The Emancipation Semester will include the following events.

The regular History Department Workshop series of lunchtime talks will have an emancipation focus this semester. The lectures, which are free and open to the public, meet Tuesdays from 12:30-1:45 p.m. beginning Feb. 12, in 203 Munroe Hall. The first speaker will be Peter Kolchin, Henry Clay Reed Professor of History at UD, discussing "The Other Emancipation of the 1860s: Freeing Russia's Serfs."

Among the other workshop presenters will be Brett Gadsden, associate professor of African American studies at Emory University, whose talk on Feb. 26 will focus on Delaware and desegregation. Formerly of Wilmington, Del., Gadsden will also speak that evening at UD at a seminar for Delaware teachers. For a complete schedule of the workshop series, visit the website.

The one-credit "Research on Race, Ethnicity and Culture" course, offered by the departments of Women and Gender Studies and of Black American Studies, will have an emancipation theme this spring. Sessions meet on Wednesdays at 12:20 p.m., with the first speaker on Feb. 13, in 223 Gore Hall. Those not registered for credit may still attend any or all of the sessions.

Speakers will discuss a variety of topics including emancipation in Brazil, the role of African American women in the legacy of emancipation, the Supreme Court's Brown v. Board of Education decision, and African American writers and military veterans.
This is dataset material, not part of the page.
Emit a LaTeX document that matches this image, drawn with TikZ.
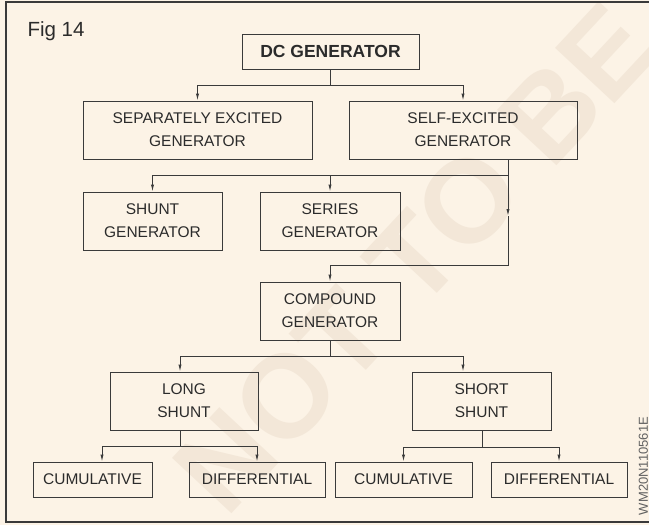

For a complete schedule, visit the website.

A symposium, "Emancipation and its Legacies," will be held in Wilmington on Saturday, April 6, with guest speakers Natasha Trethewey, the U.S. poet laureate whose work is informed by issues of memory and race, and Brett Gadsden. The symposium, from 12:30-4:30 p.m. at the Delaware Historical Society, 504 N. Market Street, is free, but registration is required; visit the website for more information and to register.

The semester will culminate with the William Watson Harrington Lecture at 7:30 p.m. Thursday, April 18, in 104 Gore Hall. David W. Blight, a Yale University professor and a leading scholar of the Civil War and its legacies, will speak on "America's Oracle: Why Do the Civil War and Emancipation Have a Hold on our Historical Imagination?"

Also during the semester, visitors to UD's Morris Library will be able to view documents and materials from the Lincoln Collection in Special Collections, and a special exhibit of books related to emancipation is on display at the UD Bookstore.